The challenge of installing the right mix of people has been evident this summer as Nigerians, foreign investors and governments await the announcement of Mr Buhari’s cabinet. He has said this will be in September, more than three months after he took office. 

The president has already rejected several recommendations for important government postings on the grounds that they were not of the right calibre and were too familiar with the previous president’s practices, one person familiar with the matter said.

“[Mr] Buhari has a difficult political situation to navigate when it comes to the composition of key government bodies,” said Jean Herskovits, a research professor who has written on Nigerian politics for more than 40 years. “He shouldn’t underestimate how difficult this reform is going to be.”
NNPC’s new executive board
 Emmanuel Kachikwu, group managing director — a Harvard-trained lawyer, he was previously executive vice-chairman and general counsel for US oil major ExxonMobil.
Maikanti Baru, group executive director, exploration and production — an NNPC veteran who until several years ago was general manager of NAPIMS, the NNPC’s largest division, which manages the government’s investments in the upstream oil and gas sectors.
Isiaka Abdulrazaq, group executive director, finance and services — another NNPC veteran with years of experience on the finance side of the company, not in oil or gas.

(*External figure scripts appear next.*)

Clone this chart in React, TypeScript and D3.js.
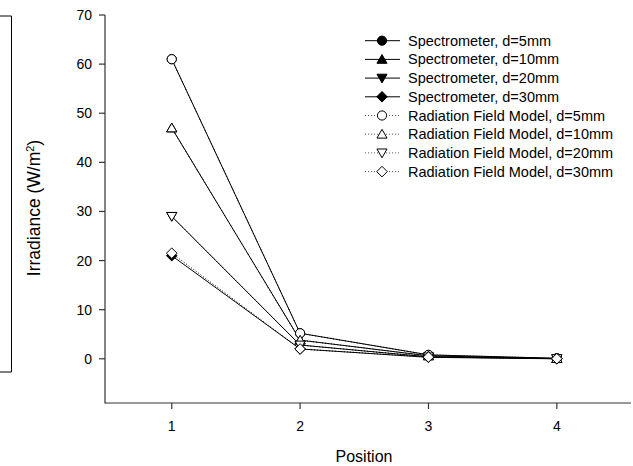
import React from "react";
import * as d3 from "d3";

const positions = [1, 2, 3, 4];
const yTicks = [0, 10, 20, 30, 40, 50, 60, 70];

const specD5 = [61, 5.2, 0.8, 0.1];
const specD10 = [47, 3.8, 0.6, 0.05];
const specD20 = [29, 2.8, 0.4, 0.03];
const specD30 = [21, 2.0, 0.3, 0.0];
const modelD5 = [61, 5.2, 0.8, 0.1];
const modelD10 = [47, 3.8, 0.6, 0.05];
const modelD20 = [29, 2.8, 0.4, 0.03];
const modelD30 = [21.5, 2.0, 0.35, 0.02];

const seriesNames = [
  "Spectrometer, d=5mm",
  "Spectrometer, d=10mm",
  "Spectrometer, d=20mm",
  "Spectrometer, d=30mm",
  "Radiation Field Model, d=5mm",
  "Radiation Field Model, d=10mm",
  "Radiation Field Model, d=20mm",
  "Radiation Field Model, d=30mm",
];
const seriesValues = [specD5, specD10, specD20, specD30, modelD5, modelD10, modelD20, modelD30];
const seriesShapes = ["circle", "up", "down", "diamond", "circle", "up", "down", "diamond"];
const seriesFilled = [true, true, true, true, false, false, false, false];

const W = 633;
const H = 466;
const FONT = "'Liberation Sans', Arial, sans-serif";

function markerPath(shape: string, s: number): string {
  if (shape === "circle") {
    return `M${-s},0A${s},${s} 0 1,0 ${s},0A${s},${s} 0 1,0 ${-s},0Z`;
  }
  if (shape === "up") {
    return `M0,${-s * 1.05}L${s * 1.1},${s * 0.85}L${-s * 1.1},${s * 0.85}Z`;
  }
  if (shape === "down") {
    return `M0,${s * 1.05}L${s * 1.1},${-s * 0.85}L${-s * 1.1},${-s * 0.85}Z`;
  }
  return `M0,${-s * 1.15}L${s * 1.15},0L0,${s * 1.15}L${-s * 1.15},0Z`;
}

export default function App() {
  const x = d3.scaleLinear().domain([0.48, 4.57]).range([105, 630]);
  const y = d3.scaleLinear().domain([-9, 70]).range([403, 15]);
  const line = d3
    .line<number>()
    .x((_, i) => x(positions[i]))
    .y((v) => y(v));

  const legendX0 = 365;
  const legendX1 = 400;
  const legendMid = 382;
  const legendTop = 40.7;
  const legendStep = 18.7;

  return (
    <div style={{ position: "absolute", left: 0, top: 0 }}>
      <svg width={W} height={H} style={{ display: "block", background: "#fff" }} fontFamily={FONT}>
        {/* left cropped frame */}
        <path d="M0,16H11.5V372H0" fill="none" stroke="#000" strokeWidth={1} />

        {/* axes */}
        <line x1={105} x2={105} y1={15} y2={403.5} stroke="#333" strokeWidth={1.2} />
        <line x1={105} x2={631} y1={403} y2={403} stroke="#333" strokeWidth={1.2} />
        {yTicks.map((t) => (
          <g key={"y" + t}>
            <line x1={99} x2={105} y1={y(t)} y2={y(t)} stroke="#333" strokeWidth={1.2} />
            <text x={92} y={y(t) + 5} textAnchor="end" fontSize={14} fill="#000">
              {t}
            </text>
          </g>
        ))}
        {positions.map((p) => (
          <g key={"x" + p}>
            <line x1={x(p)} x2={x(p)} y1={403} y2={409} stroke="#333" strokeWidth={1.2} />
            <text x={x(p)} y={431} textAnchor="middle" fontSize={14} fill="#000">
              {p}
            </text>
          </g>
        ))}
        <text x={364} y={462} textAnchor="middle" fontSize={16} fill="#000">
          Position
        </text>
        <text
          transform={`translate(40,208) rotate(-90)`}
          textAnchor="middle"
          fontSize={17.5}
          fill="#000"
        >
          Irradiance (W/m<tspan dy={-6.5} fontSize={11}>2</tspan>
          <tspan dy={6.5}>)</tspan>
        </text>

        {/* series lines */}
        {seriesValues.map((vals, i) => (
          <path
            key={"l" + i}
            d={line(vals) || ""}
            fill="none"
            stroke="#000"
            strokeWidth={1}
            strokeDasharray={seriesFilled[i] ? undefined : "1,2"}
          />
        ))}
        {/* markers */}
        {seriesValues.map((vals, i) => (
          <g key={"m" + i}>
            {vals.map((v, j) => (
              <path
                key={j}
                transform={`translate(${x(positions[j])},${y(v)})`}
                d={markerPath(seriesShapes[i], 4.6)}
                fill={seriesFilled[i] ? "#000" : "#fff"}
                stroke="#000"
                strokeWidth={1}
              />
            ))}
          </g>
        ))}

        {/* legend */}
        {seriesNames.map((name, i) => {
          const cy = legendTop + i * legendStep;
          return (
            <g key={"lg" + i}>
              <line
                x1={legendX0}
                x2={legendX1}
                y1={cy}
                y2={cy}
                stroke={seriesFilled[i] ? "#000" : "#555"}
                strokeWidth={1}
                strokeDasharray={seriesFilled[i] ? undefined : "1,2"}
              />
              <path
                transform={`translate(${legendMid},${cy})`}
                d={markerPath(seriesShapes[i], 4.6)}
                fill={seriesFilled[i] ? "#000" : "#fff"}
                stroke="#000"
                strokeWidth={1}
              />
              <text x={408} y={cy + 5} fontSize={14.5} fill="#000">
                {name}
              </text>
            </g>
          );
        })}
      </svg>
    </div>
  );
}
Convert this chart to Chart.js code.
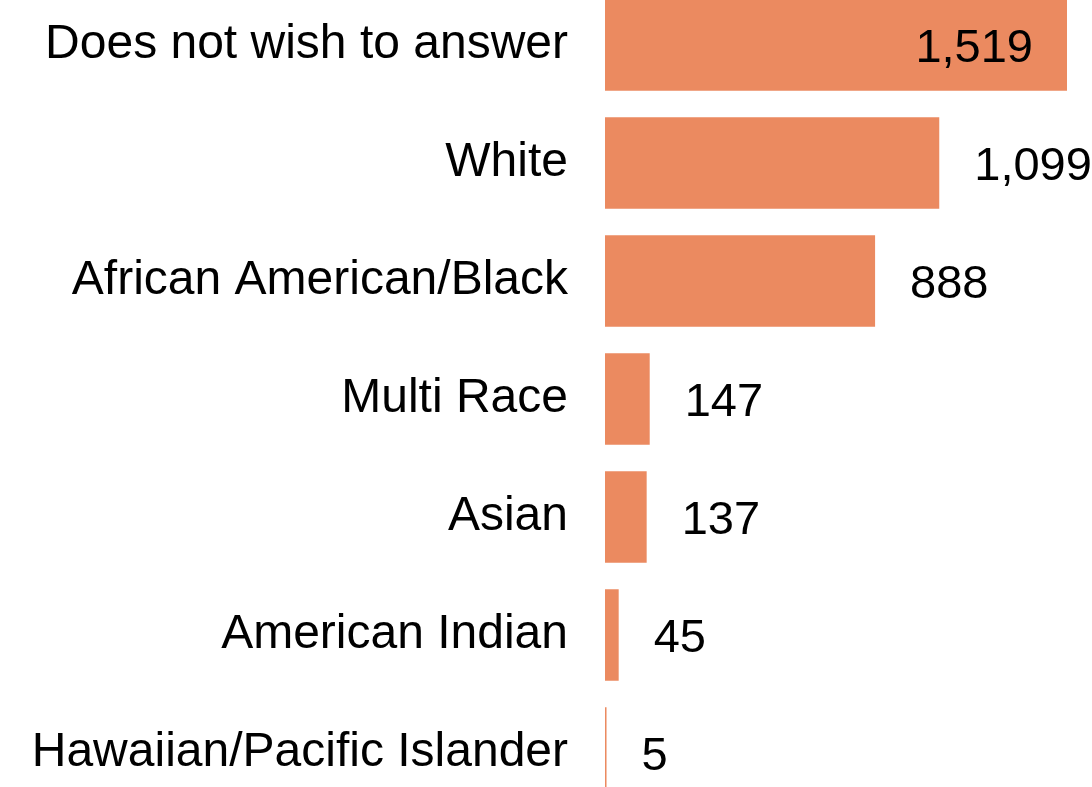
<!DOCTYPE html>
<html>
<head>
<meta charset="utf-8">
<script src="https://cdn.jsdelivr.net/npm/chart.js@4.4.0/dist/chart.umd.min.js"></script>
<style>
  html, body { margin: 0; padding: 0; background: #fff; overflow: hidden; }
  #wrap { position: absolute; left: 0; top: -14px; width: 1092px; height: 826px; }
</style>
</head>
<body>
<div id="wrap"><canvas id="raceChart" width="1092" height="826"></canvas></div>
<script>
// categories and counts
let categories = ["Does not wish to answer", "White", "African American/Black", "Multi Race", "Asian", "American Indian", "Hawaiian/Pacific Islander"]
let counts = [1519, 1099, 888, 147, 137, 45, 5]

let barColor = "#EB8A60"
let fontFamily = "'Liberation Sans', Arial, sans-serif"

// draws the number next to each bar (inside if it would not fit)
let valueLabels = {
    id: "valueLabels",
    afterDatasetsDraw(chart) {
        let ctx = chart.ctx
        let meta = chart.getDatasetMeta(0)
        ctx.save()
        ctx.font = "47px " + fontFamily
        ctx.fillStyle = "#000"
        ctx.textBaseline = "alphabetic"
        meta.data.forEach((bar, i) => {
            let txt = counts[i].toLocaleString("en-US")
            let w = ctx.measureText(txt).width
            let y = bar.y + 17
            if (bar.x + 35 + w > chart.width) {
                ctx.textAlign = "right"
                ctx.fillText(txt, bar.x - 34, y)
            } else {
                ctx.textAlign = "left"
                ctx.fillText(txt, bar.x + 35, y)
            }
        })
        ctx.restore()
    }
}

let barChart = new Chart(document.getElementById("raceChart").getContext("2d"), {
    type: "bar",
    data: {
        labels: categories,
        datasets: [{
            data: counts,
            backgroundColor: barColor,
            borderWidth: 0,
            categoryPercentage: 1,
            barPercentage: 0.776
        }]
    },
    options: {
        indexAxis: "y",
        responsive: false,
        animation: false,
        layout: { autoPadding: false, padding: { left: 0, right: 25, top: 0, bottom: 0 } },
        plugins: {
            legend: { display: false },
            tooltip: { enabled: false }
        },
        scales: {
            x: {
                display: false,
                min: 0,
                max: Math.max(...counts)
            },
            y: {
                grid: { display: false, drawTicks: false },
                border: { display: false },
                ticks: {
                    color: "#000",
                    padding: 37,
                    font: { family: fontFamily, size: 48 }
                },
                afterFit(scale) {
                    scale.width = 605
                    scale.paddingTop = 0
                    scale.paddingBottom = 0
                }
            }
        }
    },
    plugins: [valueLabels]
})
</script>
</body>
</html>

Dennis Nnamdi Ajulu, group executive director, refining and technology — an engineer who has served in various roles within NNPC.
Babatunde Victor Adeniran, group executive director, commercial and investment — holds a PhD in Geology from Justus Liebig University Giessen, in Germany, joined Total’s Nigeria subsidiary (then Elf Petroleum Limited, Nigeria) in 1992 and was most recently general manager for Total’s commercial operations.